Retype the opening lines of the data exactly, stopping after the line that contains "width=255pt,minimum height=48pt] (page)". Skip every picture.

++++

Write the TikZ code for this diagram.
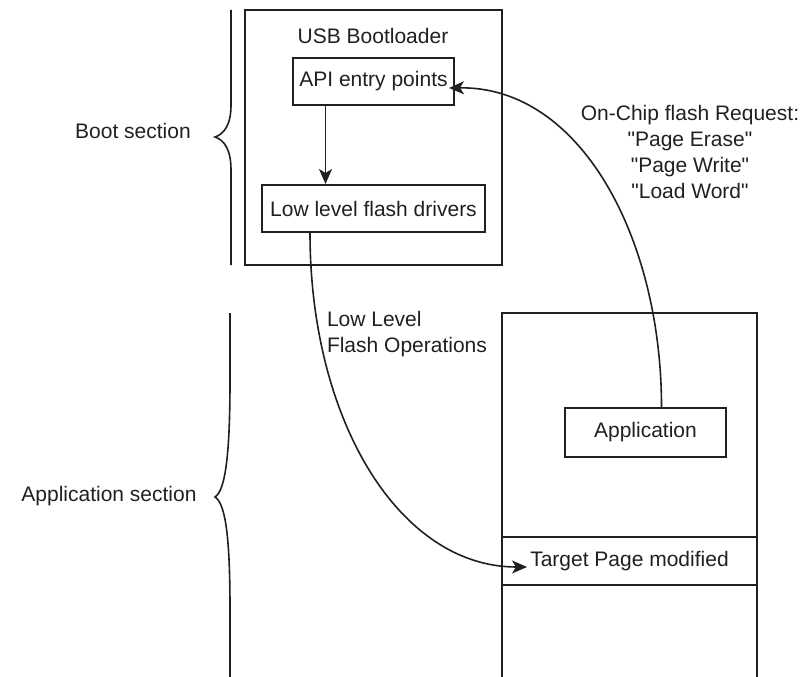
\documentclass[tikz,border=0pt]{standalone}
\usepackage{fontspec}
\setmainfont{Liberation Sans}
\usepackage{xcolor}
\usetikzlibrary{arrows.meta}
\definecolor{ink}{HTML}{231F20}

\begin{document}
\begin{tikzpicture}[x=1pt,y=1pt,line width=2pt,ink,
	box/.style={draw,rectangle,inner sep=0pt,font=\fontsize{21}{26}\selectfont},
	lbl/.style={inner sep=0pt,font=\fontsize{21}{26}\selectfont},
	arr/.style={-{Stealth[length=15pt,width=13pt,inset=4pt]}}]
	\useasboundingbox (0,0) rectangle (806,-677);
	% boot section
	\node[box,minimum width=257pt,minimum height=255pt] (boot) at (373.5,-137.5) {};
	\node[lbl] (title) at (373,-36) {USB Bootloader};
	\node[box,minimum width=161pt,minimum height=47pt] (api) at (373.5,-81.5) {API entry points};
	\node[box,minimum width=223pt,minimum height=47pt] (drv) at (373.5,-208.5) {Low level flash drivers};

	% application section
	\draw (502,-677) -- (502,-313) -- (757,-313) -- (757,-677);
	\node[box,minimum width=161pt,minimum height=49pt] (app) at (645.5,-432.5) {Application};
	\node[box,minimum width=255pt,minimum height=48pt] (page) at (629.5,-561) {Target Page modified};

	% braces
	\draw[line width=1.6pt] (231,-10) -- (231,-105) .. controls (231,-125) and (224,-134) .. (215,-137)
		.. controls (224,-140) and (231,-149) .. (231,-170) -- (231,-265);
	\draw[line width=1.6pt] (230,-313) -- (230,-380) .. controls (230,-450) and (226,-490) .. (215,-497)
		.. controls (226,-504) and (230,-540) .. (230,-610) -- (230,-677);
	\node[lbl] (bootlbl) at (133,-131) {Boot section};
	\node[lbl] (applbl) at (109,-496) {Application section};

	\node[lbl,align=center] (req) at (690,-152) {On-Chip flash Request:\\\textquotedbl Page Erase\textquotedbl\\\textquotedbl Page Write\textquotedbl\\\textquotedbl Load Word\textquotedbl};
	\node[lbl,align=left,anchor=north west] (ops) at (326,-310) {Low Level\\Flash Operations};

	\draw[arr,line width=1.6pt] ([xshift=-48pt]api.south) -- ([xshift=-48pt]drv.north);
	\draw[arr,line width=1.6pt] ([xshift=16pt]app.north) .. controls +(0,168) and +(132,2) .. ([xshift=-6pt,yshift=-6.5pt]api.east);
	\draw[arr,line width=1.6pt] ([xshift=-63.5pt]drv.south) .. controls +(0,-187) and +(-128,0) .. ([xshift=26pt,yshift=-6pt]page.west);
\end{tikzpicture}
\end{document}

++++

- _COMPLETED TASK_:
Write the TikZ code for this diagram.
\documentclass[tikz,border=0pt]{standalone}
\usepackage{fontspec}
\setmainfont{Liberation Sans}
\usepackage{xcolor}
\usetikzlibrary{arrows.meta}
\definecolor{ink}{HTML}{231F20}

\begin{document}
\begin{tikzpicture}[x=1pt,y=1pt,line width=2pt,ink,
	box/.style={draw,rectangle,inner sep=0pt,font=\fontsize{21}{26}\selectfont},
	lbl/.style={inner sep=0pt,font=\fontsize{21}{26}\selectfont},
	arr/.style={-{Stealth[length=15pt,width=13pt,inset=4pt]}}]
	\useasboundingbox (0,0) rectangle (806,-677);
	% boot section
	\node[box,minimum width=257pt,minimum height=255pt] (boot) at (373.5,-137.5) {};
	\node[lbl] (title) at (373,-36) {USB Bootloader};
	\node[box,minimum width=161pt,minimum height=47pt] (api) at (373.5,-81.5) {API entry points};
	\node[box,minimum width=223pt,minimum height=47pt] (drv) at (373.5,-208.5) {Low level flash drivers};

	% application section
	\draw (502,-677) -- (502,-313) -- (757,-313) -- (757,-677);
	\node[box,minimum width=161pt,minimum height=49pt] (app) at (645.5,-432.5) {Application};
	\node[box,minimum width=255pt,minimum height=48pt] (page) at (629.5,-561) {Target Page modified};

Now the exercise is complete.